While the Justice Department called San Dimas, California- based WesCorp a victim of S&P, the National Credit Union Administration said in 2010 in a lawsuit against 15 of its former directors and officers that they had been “grossly negligient” in overseeing the bank. There had also been improper payments from certain executive retention plans, according to the lawsuit filed in federal court in Los Angeles.
Robert A. Siravo, its former CEO, agreed to pay $600,000 and was banned from working at credit unions to settle NCUA claims, the regulator said in October. He didn’t admit liability or fault.
Credit unions now pay special assessments to cover the losses on failures of institutions including WesCorp. Those costs may translate to lower savings rates to consumers.
Other victims named by the Justice Department included Eastern Financial Florida Credit Union, which was created for Eastern Airline Transport Co. employees and their family members in 1937 and failed in 2009. Also identified were units of M&T Bank, the lender that repaid more than $700 million in Troubled Asset Relief Program, or TARP, funds in 2011, and Chicago-area First Midwest Bancorp Inc.
The Financial Institutions Reform, Recovery, and Enforcement Act of 1989 that the Justice Department is using to sue S&P stemmed from the savings-and-loan crisis of the 1980s, when the failure of about 750 thrifts cost taxpayers almost $90 billion.
“Firrea was the Dodd-Frank of its day,” Cliff Rossi, executive-in-residence at the University of Maryland’s Robert H. Smith School of Business, said Feb. 7 in a telephone interview, referring to the financial-overhaul law enacted in 2010.

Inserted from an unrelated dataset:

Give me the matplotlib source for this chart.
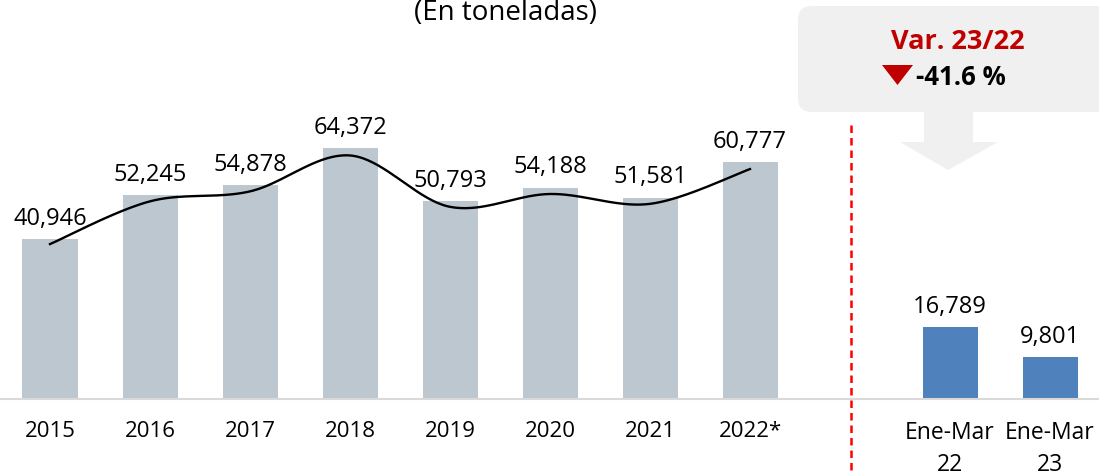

Because Citigroup and Bank of America created some of the CDOs, Rossi said he “found it a little surprising they would try to come at it like these were some unfortunately aggrieved institutions.” Still, the history of why Firrea included tougher enforcement powers reflected the view at the time that thrift executives had often worked with other parties to put their own firms and, ultimately, taxpayers at risk, he said.
“A lot of what happened had had nothing to do with looking after the best interest of shareholders and instead about looking after the best interest of senior executives,” Rossi said.
The FCIC, which was created by Congress with a 10-member bipartisan board in 2009, said in its final report that Citigroup’s “willingness to use” its bank “to support the CDO business had the desired effect” of boosting it from the 14th ranked underwriter in 2003 to second place in 2007.
In a 2008 letter to Vikram Pandit, Prince’s successor, the Federal Reserve Bank of New York criticized how Citigroup offered its various units “largely unchallenged access to the balance sheet to pursue revenue growth.” Pandit was ousted in October by Citigroup directors.
In turn, “what was good for Citigroup’s investment bank was also lucrative for its investment bankers,” the FCIC said. The co-heads of its global CDO business each made about $6 million in 2006, while a co-CEO of the investment bank earned more than $34 million in salary and bonus.
Taxpayers were forced to offer the bank the $45 billion bailout, later repaid, as part of the $700 billion TARP.
“I know it sounds like the bank robber who gets held up by someone else,” said Ely, the banking consultant. “But bad guys can still be victims of a crime.”
The case is U.S. v. McGraw-Hill, 13-00779, U.S. District Court, Central District of California (Los Angeles).